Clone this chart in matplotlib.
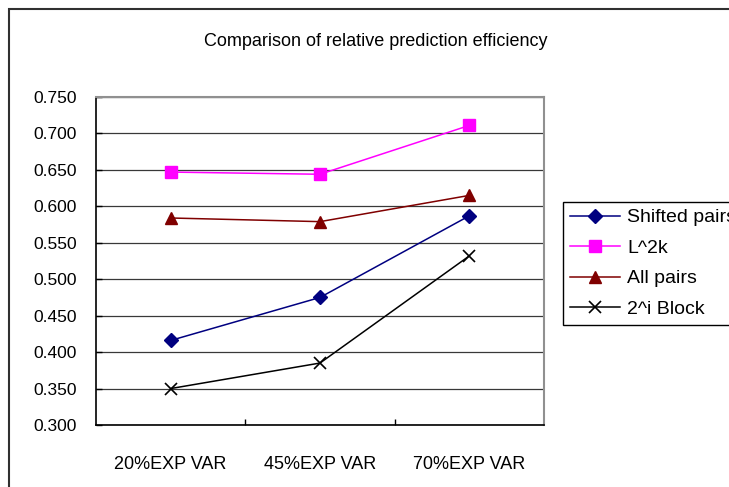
import matplotlib
matplotlib.use("Agg")
import matplotlib.pyplot as plt
from matplotlib.patches import Rectangle

plt.rcParams['font.family'] = ['Liberation Sans', 'DejaVu Sans']

# Data
categories = ['20%EXP VAR', '45%EXP VAR', '70%EXP VAR']
shifted_pairs = [0.416, 0.475, 0.587]
l_2k = [0.647, 0.644, 0.711]
all_pairs = [0.584, 0.579, 0.615]
block_2i = [0.350, 0.385, 0.532]
y_ticks = [0.300, 0.350, 0.400, 0.450, 0.500, 0.550, 0.600, 0.650, 0.700, 0.750]

W, H = 729, 487
fig = plt.figure(figsize=(W / 100, H / 100), dpi=100)

# outer chart frame (runs off the right and bottom edges)
fig.patches.append(Rectangle((9 / W, -0.1), 1.2, 1 - 9 / H + 0.1,
                             transform=fig.transFigure, fill=False,
                             edgecolor='#303030', linewidth=1.5))

ax = fig.add_axes([96 / W, 1 - 425 / H, (544 - 96) / W, (425 - 97) / H])

x = range(len(categories))
ax.plot(x, shifted_pairs, color='#000080', marker='D', markersize=7,
        linewidth=1.1, label='Shifted pairs')
ax.plot(x, l_2k, color='#FF00FF', marker='s', markersize=8,
        linewidth=1.1, label='L^2k')
ax.plot(x, all_pairs, color='#800000', marker='^', markersize=9,
        linewidth=1.1, label='All pairs')
ax.plot(x, block_2i, color='black', marker='x', markersize=8,
        markeredgewidth=1.2, linewidth=1.1, label='2^i Block')

ax.set_xlim(-0.5, 2.5)
ax.set_ylim(0.300, 0.750)
ax.set_yticks(y_ticks)
ax.set_yticklabels([f'{v:.3f}' for v in y_ticks])
ax.set_xticks(list(x))
ax.set_xticklabels(categories)
ax.set_xticks([0.5, 1.5], minor=True)

ax.yaxis.grid(True, color='#383838', linewidth=0.9)
ax.set_axisbelow(True)
ax.tick_params(axis='x', which='major', length=0, pad=22, labelsize=13)
ax.tick_params(axis='x', which='minor', direction='in', length=4, width=1)
ax.tick_params(axis='y', direction='in', length=4, width=1, pad=14, labelsize=12.5)

for side in ['left', 'bottom']:
    ax.spines[side].set_color('black')
    ax.spines[side].set_linewidth(1.2)
for side in ['top', 'right']:
    ax.spines[side].set_color('#909090')
    ax.spines[side].set_linewidth(1.5)

fig.text(376 / W, 1 - 42 / H, 'Comparison of relative prediction efficiency',
         ha='center', va='center', fontsize=13)

# legend runs off the right edge, as in the original
leg = ax.legend(loc='upper left', bbox_to_anchor=(563 / W, 1 - 202 / H),
                bbox_transform=fig.transFigure, borderaxespad=0,
                fontsize=14, frameon=True, fancybox=False, framealpha=1,
                edgecolor='black', handlelength=2.6, handletextpad=0.35,
                labelspacing=0.66, borderpad=0.35)
leg.get_frame().set_linewidth(1)

fig.savefig('out.png', dpi=100)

※

_Exercise details_. Each line of the material must be retyped exactly, except that images are omitted.

_Output below_.
Clone this chart in matplotlib.
import matplotlib
matplotlib.use("Agg")
import matplotlib.pyplot as plt
from matplotlib.patches import Rectangle

plt.rcParams['font.family'] = ['Liberation Sans', 'DejaVu Sans']

# Data
categories = ['20%EXP VAR', '45%EXP VAR', '70%EXP VAR']
shifted_pairs = [0.416, 0.475, 0.587]
l_2k = [0.647, 0.644, 0.711]
all_pairs = [0.584, 0.579, 0.615]
block_2i = [0.350, 0.385, 0.532]
y_ticks = [0.300, 0.350, 0.400, 0.450, 0.500, 0.550, 0.600, 0.650, 0.700, 0.750]

W, H = 729, 487
fig = plt.figure(figsize=(W / 100, H / 100), dpi=100)

# outer chart frame (runs off the right and bottom edges)
fig.patches.append(Rectangle((9 / W, -0.1), 1.2, 1 - 9 / H + 0.1,
                             transform=fig.transFigure, fill=False,
                             edgecolor='#303030', linewidth=1.5))

ax = fig.add_axes([96 / W, 1 - 425 / H, (544 - 96) / W, (425 - 97) / H])

x = range(len(categories))
ax.plot(x, shifted_pairs, color='#000080', marker='D', markersize=7,
        linewidth=1.1, label='Shifted pairs')
ax.plot(x, l_2k, color='#FF00FF', marker='s', markersize=8,
        linewidth=1.1, label='L^2k')
ax.plot(x, all_pairs, color='#800000', marker='^', markersize=9,
        linewidth=1.1, label='All pairs')
ax.plot(x, block_2i, color='black', marker='x', markersize=8,
        markeredgewidth=1.2, linewidth=1.1, label='2^i Block')

ax.set_xlim(-0.5, 2.5)
ax.set_ylim(0.300, 0.750)
ax.set_yticks(y_ticks)
ax.set_yticklabels([f'{v:.3f}' for v in y_ticks])
ax.set_xticks(list(x))
ax.set_xticklabels(categories)
ax.set_xticks([0.5, 1.5], minor=True)

ax.yaxis.grid(True, color='#383838', linewidth=0.9)
ax.set_axisbelow(True)
ax.tick_params(axis='x', which='major', length=0, pad=22, labelsize=13)
ax.tick_params(axis='x', which='minor', direction='in', length=4, width=1)
ax.tick_params(axis='y', direction='in', length=4, width=1, pad=14, labelsize=12.5)

for side in ['left', 'bottom']:
    ax.spines[side].set_color('black')
    ax.spines[side].set_linewidth(1.2)
for side in ['top', 'right']:
    ax.spines[side].set_color('#909090')
    ax.spines[side].set_linewidth(1.5)

fig.text(376 / W, 1 - 42 / H, 'Comparison of relative prediction efficiency',
         ha='center', va='center', fontsize=13)

# legend runs off the right edge, as in the original
leg = ax.legend(loc='upper left', bbox_to_anchor=(563 / W, 1 - 202 / H),
                bbox_transform=fig.transFigure, borderaxespad=0,
                fontsize=14, frameon=True, fancybox=False, framealpha=1,
                edgecolor='black', handlelength=2.6, handletextpad=0.35,
                labelspacing=0.66, borderpad=0.35)
leg.get_frame().set_linewidth(1)

fig.savefig('out.png', dpi=100)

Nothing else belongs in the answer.